§ AIM OF THE EXERCISE
From the material below, list every line containing "that".
-------
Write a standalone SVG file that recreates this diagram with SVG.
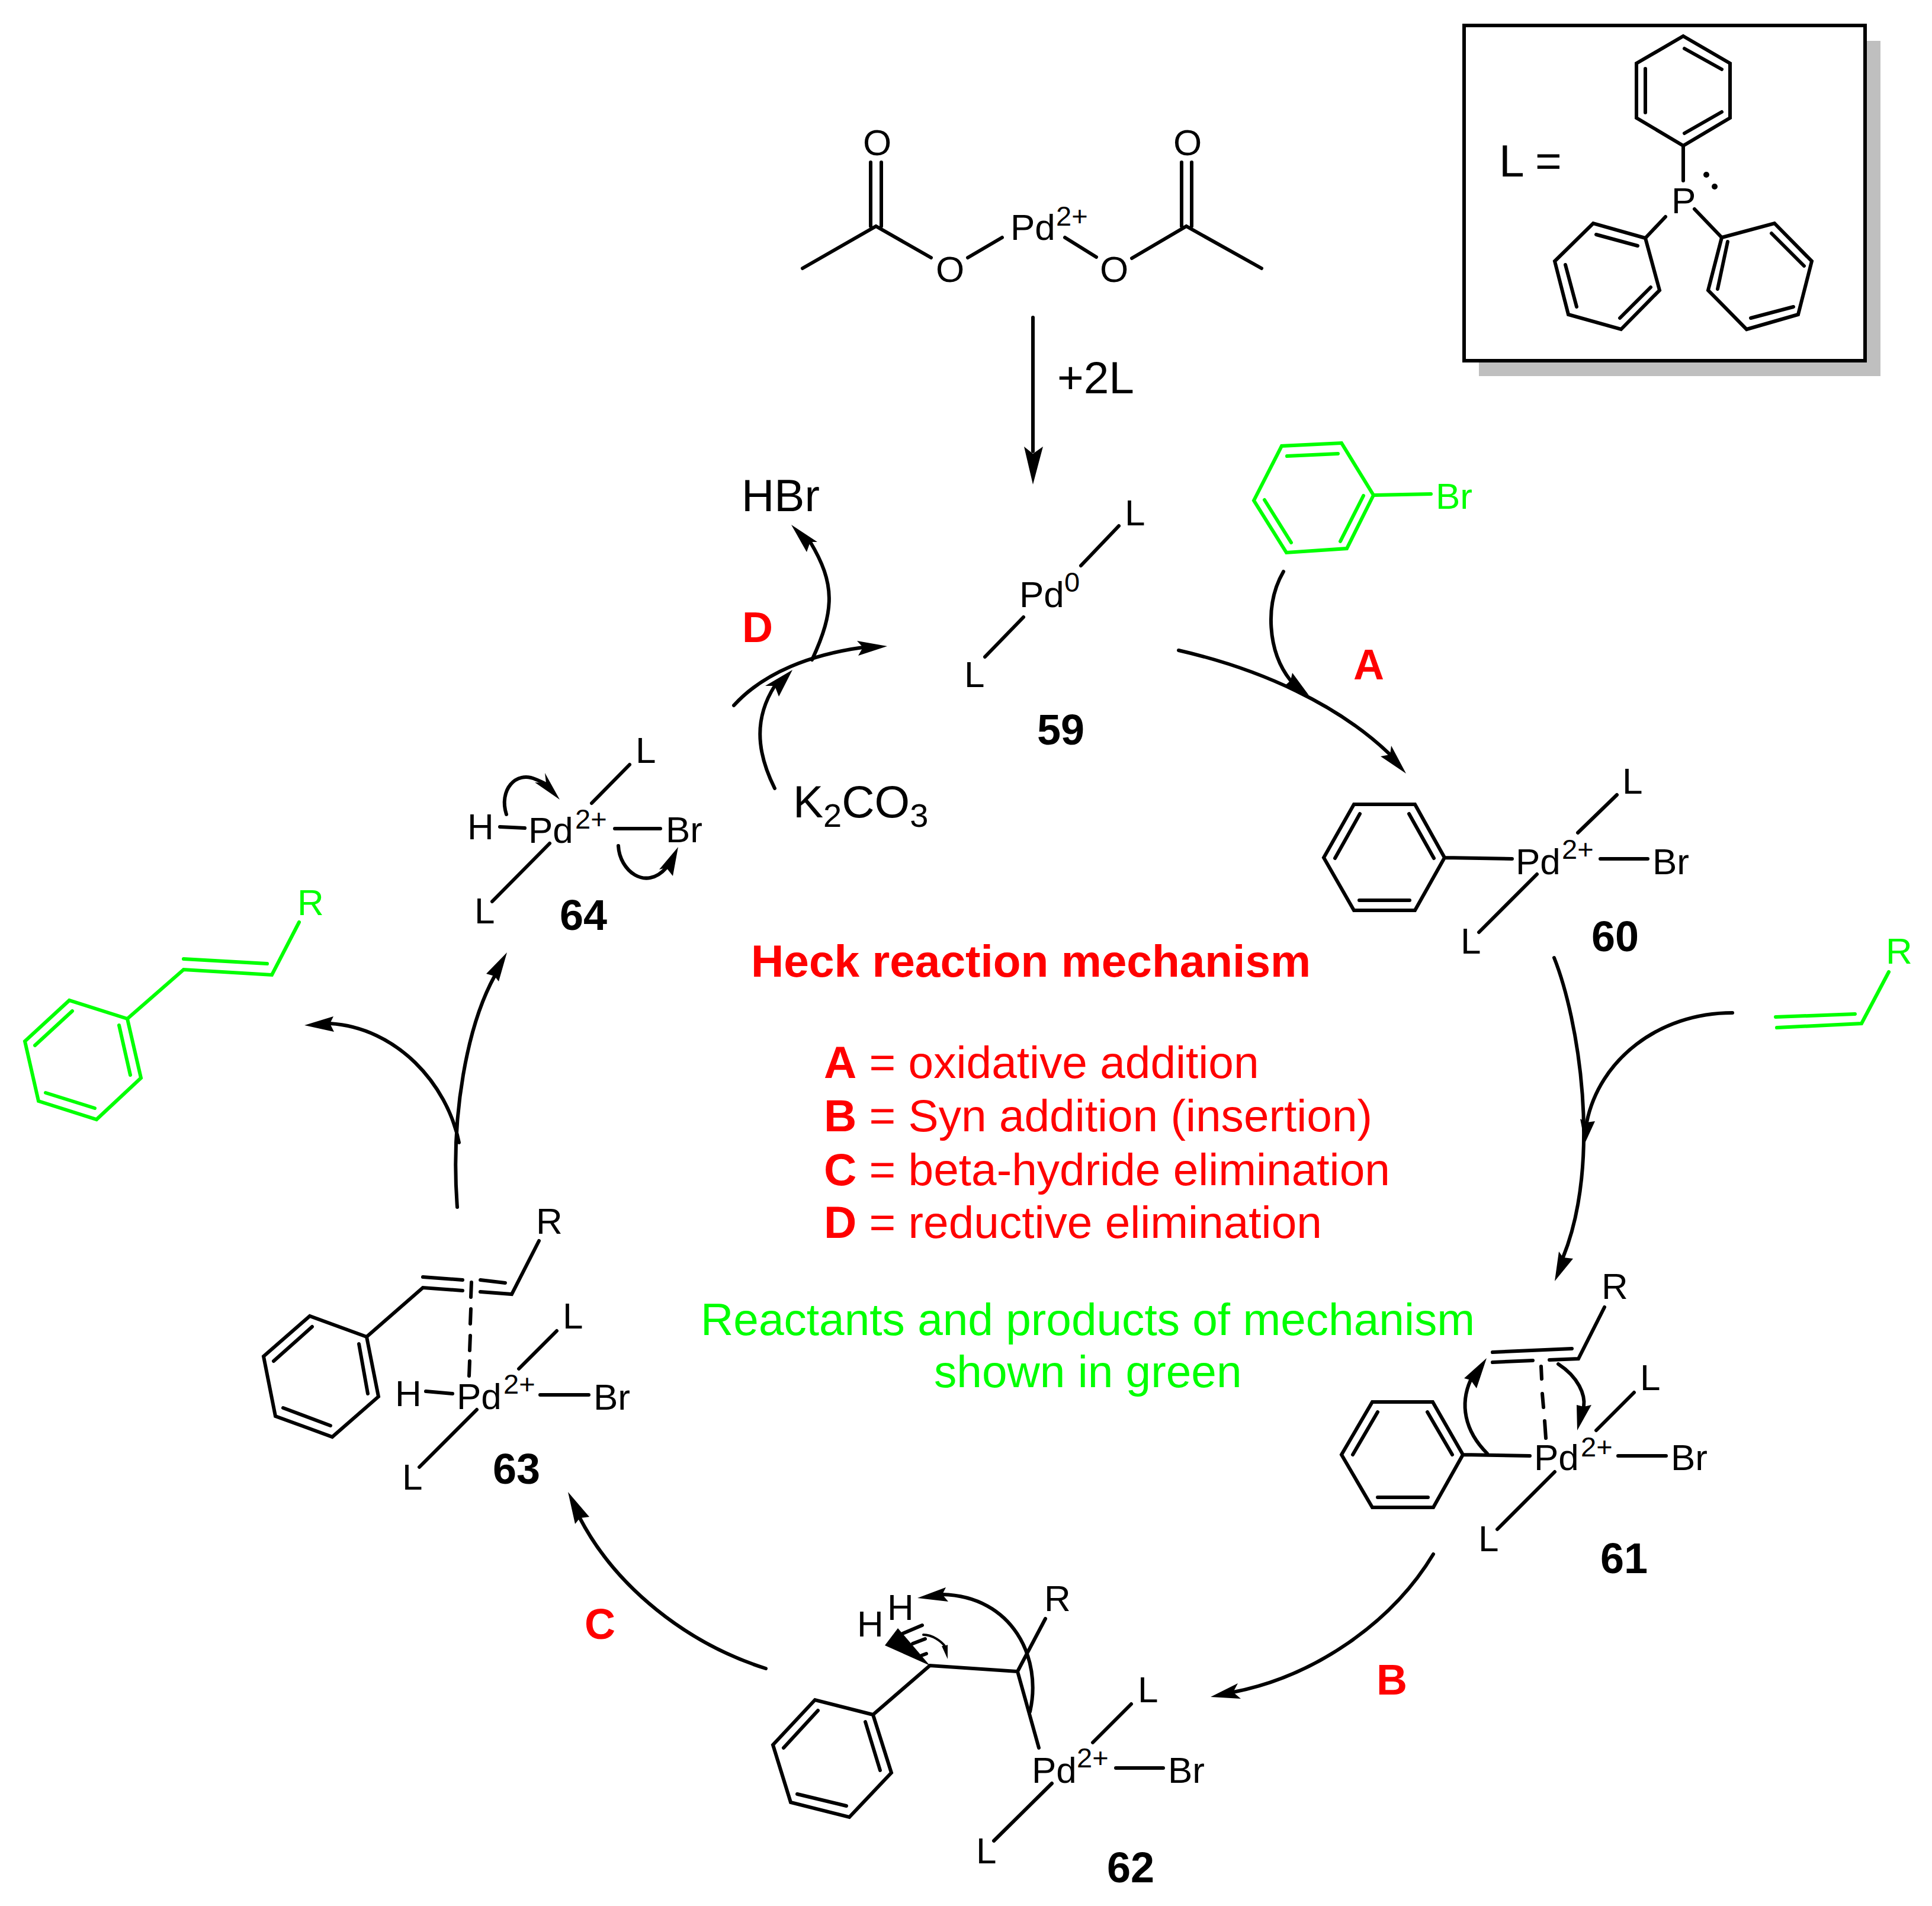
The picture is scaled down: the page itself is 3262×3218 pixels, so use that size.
<svg xmlns="http://www.w3.org/2000/svg" width="3262" height="3218" viewBox="0 0 3262 3218">
<style>
text{font-family:"Liberation Sans",Arial,sans-serif;fill:#000}
.s{font-size:62px}.m{font-size:76.6px}.u{font-size:47px}.n{font-size:72px;font-weight:700}.t{font-size:76.6px;font-weight:700}
.r{fill:#f00}.g{fill:#0f0}.bd{font-weight:700}
.b{fill:none;stroke:#000;stroke-width:6;stroke-linecap:round;stroke-linejoin:miter}
.gb{fill:none;stroke:#0f0;stroke-width:6;stroke-linecap:round;stroke-linejoin:miter}
.a{fill:none;stroke:#000;stroke-width:6;stroke-linecap:round}
.h{fill:#000;stroke:none}
</style>
<rect width="3262" height="3218" fill="#fff"/>

<g id="ligand-box">
<rect x="2497" y="69" width="678" height="566" fill="#bfbfbf"/>
<rect x="2472" y="43" width="677" height="566" fill="#fff" stroke="#000" stroke-width="6"/>
<text class="m" x="2531" y="298">L =</text>
<path class="b" d="M2842,61L2921,107L2921,199L2842,246L2763,199L2763,107ZM2844,82L2907,117M2778,116L2778,190M2907,189L2844,225M2842,246L2842,305M2812,366L2778,402M2861,353L2907,401"/>
<path class="b" d="M2778,402L2690,377L2625,441L2648,531L2737,556L2802,490ZM2765,415L2695,396M2643,447L2662,518M2735,537L2787,485"/>
<path class="b" d="M2907,401L2996,377L3059,441L3036,531L2949,556L2884,490ZM2991,394L3046,449M2917,408L2900,488M3028,518L2956,537"/>
<text class="s" x="2822" y="360">P</text>
<circle cx="2881" cy="295" r="5"/><circle cx="2895" cy="315" r="5"/>
</g>

<g id="pd-acetate">
<path class="b" d="M1355,453L1479,382L1572,435M1470,382L1470,274M1488,382L1488,274M1634,435L1692,401M1798,401L1851,434M1911,436L2003,382L2130,453M1995,382L1995,274M2012,382L2012,274"/>
<text class="s" x="1457" y="262">O</text>
<text class="s" x="1580" y="476">O</text>
<text class="s" x="1857" y="476">O</text>
<text class="s" x="1981" y="262">O</text>
<text class="s" x="1706" y="405">Pd<tspan class="u" x="1783" y="381">2+</tspan></text>
</g>

<g id="label-plus2L"><text class="m" x="1785" y="664">+2L</text></g>
<g id="hbr"><text class="m" x="1252" y="863">HBr</text></g>

<g id="compound-59">
<path class="b" d="M1889,888L1825,955M1728,1042L1663,1109"/>
<text class="s" x="1899" y="887">L</text>
<text class="s" x="1721" y="1025">Pd<tspan class="u" x="1797" y="999">0</tspan></text>
<text class="s" x="1628" y="1160">L</text>
<text class="n" x="1751" y="1257">59</text>
</g>

<g id="bromobenzene">
<path class="gb" d="M2319,836L2265,748L2164,753L2117,845L2172,933L2274,926ZM2259,766L2173,770M2135,844L2180,916M2302,837L2263,914M2319,836L2416,834"/>
<text class="s g" x="2424" y="859">Br</text>
</g>

<g id="compound-60">
<path class="b" d="M2439,1448L2389,1358L2286,1358L2235,1448L2286,1537L2389,1537ZM2379,1374L2421,1449M2296,1374L2254,1449M2295,1520L2380,1520M2439,1448L2553,1450M2702,1450L2782,1450M2664,1406L2730,1342M2595,1476L2497,1574"/>
<text class="s" x="2559" y="1476">Pd<tspan class="u" x="2637" y="1450">2+</tspan></text>
<text class="s" x="2790" y="1476">Br</text>
<text class="s" x="2739" y="1340">L</text>
<text class="s" x="2466" y="1610">L</text>
<text class="n" x="2687" y="1606">60</text>
</g>

<g id="alkene">
<path class="gb" d="M3000,1735L3143,1728L3189,1641M2998,1717L3132,1712"/>
<text class="s g" x="3184" y="1627">R</text>
</g>

<g id="compound-61">
<path class="b" d="M2709,2207L2665,2294L2616,2296M2588,2297L2520,2300M2520,2283L2654,2277M2602,2307L2603,2328M2604,2353L2606,2376M2608,2399L2610,2428"/>
<path class="b" d="M2470,2456L2419,2367L2317,2367L2265,2456L2317,2545L2420,2545ZM2410,2384L2452,2456M2326,2384L2284,2456M2326,2528L2411,2528M2470,2456L2583,2458M2732,2458L2813,2458M2695,2415L2759,2351M2625,2485L2528,2582"/>
<text class="s" x="2704" y="2193">R</text>
<text class="s" x="2590" y="2482">Pd<tspan class="u" x="2669" y="2459">2+</tspan></text>
<text class="s" x="2821" y="2482">Br</text>
<text class="s" x="2769" y="2347">L</text>
<text class="s" x="2496" y="2619">L</text>
<text class="n" x="2702" y="2656">61</text>
</g>

<g id="compound-62">
<path class="b" d="M1474,2895L1376,2870L1305,2946L1335,3043L1434,3068L1505,2993ZM1381,2888L1323,2951M1346,3029L1429,3049M1461,2907L1486,2989M1474,2895L1570,2812L1718,2822L1754,2951M1718,2822L1765,2733M1884,2985L1964,2985M1845,2942L1910,2877M1776,3011L1678,3108"/>
<path class="h" d="M1570,2812L1516,2749L1494,2778Z"/>
<path class="b" d="M1524,2758L1557,2744M1541,2775L1562,2767M1556,2795L1564,2792"/>
<text class="s" x="1447" y="2763">H</text>
<text class="s" x="1498" y="2735">H</text>
<text class="s" x="1763" y="2720">R</text>
<text class="s" x="1742" y="3010">Pd<tspan class="u" x="1818" y="2984">2+</tspan></text>
<text class="s" x="1972" y="3010">Br</text>
<text class="s" x="1921" y="2874">L</text>
<text class="s" x="1648" y="3146">L</text>
<text class="n" x="1869" y="3178">62</text>
</g>

<g id="compound-63">
<path class="b" d="M910,2095L864,2185L811,2181M781,2179L714,2174L619,2257M714,2156L781,2161M811,2161L853,2166M796,2165L795,2190M795,2210L794,2235M794,2255L793,2280M793,2298L792,2323"/>
<path class="b" d="M619,2257L523,2222L445,2290L465,2391L561,2426L639,2358ZM527,2240L462,2298M478,2377L558,2407M606,2269L621,2353M719,2349L764,2353M912,2355L994,2355M876,2311L940,2247M805,2380L708,2477"/>
<text class="s" x="905" y="2083">R</text>
<text class="s" x="667" y="2374">H</text>
<text class="s" x="771" y="2379">Pd<tspan class="u" x="850" y="2353">2+</tspan></text>
<text class="s" x="1002" y="2380">Br</text>
<text class="s" x="950" y="2243">L</text>
<text class="s" x="679" y="2515">L</text>
<text class="n" x="832" y="2505">63</text>
</g>

<g id="compound-64">
<path class="b" d="M844,1396L886,1398M1038,1399L1115,1399M999,1356L1063,1291M928,1424L831,1522"/>
<text class="s" x="789" y="1417">H</text>
<text class="s" x="892" y="1423">Pd<tspan class="u" x="971" y="1399">2+</tspan></text>
<text class="s" x="1124" y="1422">Br</text>
<text class="s" x="1073" y="1288">L</text>
<text class="s" x="801" y="1559">L</text>
<text class="n" x="945" y="1570">64</text>
</g>

<g id="product">
<path class="gb" d="M215,1720L117,1689L42,1758L65,1859L163,1890L238,1820ZM122,1707L59,1765M77,1845L160,1871M201,1731L220,1815M215,1720L310,1637L459,1646L505,1557M310,1619L451,1627"/>
<text class="s g" x="502" y="1545">R</text>
</g>

<g id="k2co3">
<text class="m" x="1339" y="1380">K<tspan y="1396" style="font-size:56px">2</tspan><tspan y="1380">CO</tspan><tspan style="font-size:56px" y="1396">3</tspan></text>
</g>

<g id="step-labels">
<text class="n r" x="2285" y="1147">A</text>
<text class="n r" x="2324" y="2861">B</text>
<text class="n r" x="987" y="2767">C</text>
<text class="n r" x="1253" y="1084">D</text>
</g>

<g id="legend">
<text class="t r" x="1268" y="1649">Heck reaction mechanism</text>
<text class="m r" x="1391" y="1820"><tspan class="bd">A</tspan> = oxidative addition</text>
<text class="m r" x="1391" y="1910"><tspan class="bd">B</tspan> = Syn addition (insertion)</text>
<text class="m r" x="1391" y="2001"><tspan class="bd">C</tspan> = beta-hydride elimination</text>
<text class="m r" x="1391" y="2090"><tspan class="bd">D</tspan> = reductive elimination</text>
<text class="m g" x="1183" y="2254">Reactants and products of mechanism</text>
<text class="m g" x="1577" y="2342">shown in green</text>
</g>

<g id="connectors">
<path class="a" d="M1744,536L1744,762"/><path class="h" d="M1744,818L1729,754L1744,766L1761,754Z"/>
<path class="a" d="M1239,1191C1290,1135 1370,1105 1457,1093"/><path class="h" d="M1498,1091L1447,1082L1457,1093L1449,1107Z"/>
<path class="a" d="M1371,1114C1410,1030 1410,985 1368,915"/><path class="h" d="M1336,886L1362,932L1368,915L1380,915Z"/>
<path class="a" d="M1308,1331C1275,1265 1275,1210 1308,1158"/><path class="h" d="M1338,1131L1292,1158L1308,1158L1315,1176Z"/>
<path class="a" d="M2167,965C2135,1020 2140,1100 2179,1149"/><path class="h" d="M2210,1174L2182,1136L2179,1149L2170,1157Z"/>
<path class="a" d="M1990,1098C2130,1130 2260,1190 2347,1274"/><path class="h" d="M2374,1306L2349,1259L2347,1274L2331,1277Z"/>
<path class="a" d="M2624,1617C2665,1720 2705,1960 2639,2123"/><path class="h" d="M2625,2163L2632,2113L2639,2123L2656,2125Z"/>
<path class="a" d="M2925,1710C2800,1710 2700,1790 2679,1895"/><path class="h" d="M2676,1930L2668,1889L2679,1895L2693,1893Z"/>
<path class="a" d="M2511,2454C2472,2415 2465,2370 2483,2330"/><path class="h" d="M2510,2293L2472,2327L2483,2330L2493,2344Z"/>
<path class="a" d="M2631,2303C2665,2325 2677,2355 2674,2375"/><path class="h" d="M2663,2415L2662,2372L2674,2375L2687,2372Z"/>
<path class="a" d="M2420,2624C2350,2740 2220,2830 2082,2857"/><path class="h" d="M2044,2865L2090,2842L2082,2857L2095,2868Z"/>
<path class="a" d="M1293,2817C1160,2775 1040,2680 979,2563"/><path class="h" d="M959,2519L995,2561L979,2563L971,2573Z"/>
<path class="a" d="M1739,2890C1760,2800 1710,2695 1591,2692"/><path class="h" d="M1549,2698L1597,2680L1591,2692L1601,2704Z"/>
<path class="a" style="stroke-width:4" d="M1559,2760C1575,2760 1590,2772 1595,2779"/><path class="h" d="M1600,2801L1600,2777L1595,2779L1590,2779Z"/>
<path class="a" d="M855,1375C842,1335 870,1300 905,1316C912,1319 918,1321 924,1325"/><path class="h" d="M945,1350L920,1305L922,1322L903,1321Z"/>
<path class="a" d="M1044,1428C1046,1470 1090,1505 1125,1465"/><path class="h" d="M1145,1430L1113,1468L1125,1465L1136,1479Z"/>
<path class="a" d="M775,1929C755,1830 670,1735 557,1728"/><path class="h" d="M514,1731L563,1716L557,1728L564,1742Z"/>
<path class="a" d="M772,2038C760,1880 790,1730 835,1648"/><path class="h" d="M856,1608L821,1644L835,1648L842,1657Z"/>
</g>
</svg>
-------
§ RESULT
Write a standalone SVG file that recreates this diagram with SVG.
The picture is scaled down: the page itself is 3262×3218 pixels, so use that size.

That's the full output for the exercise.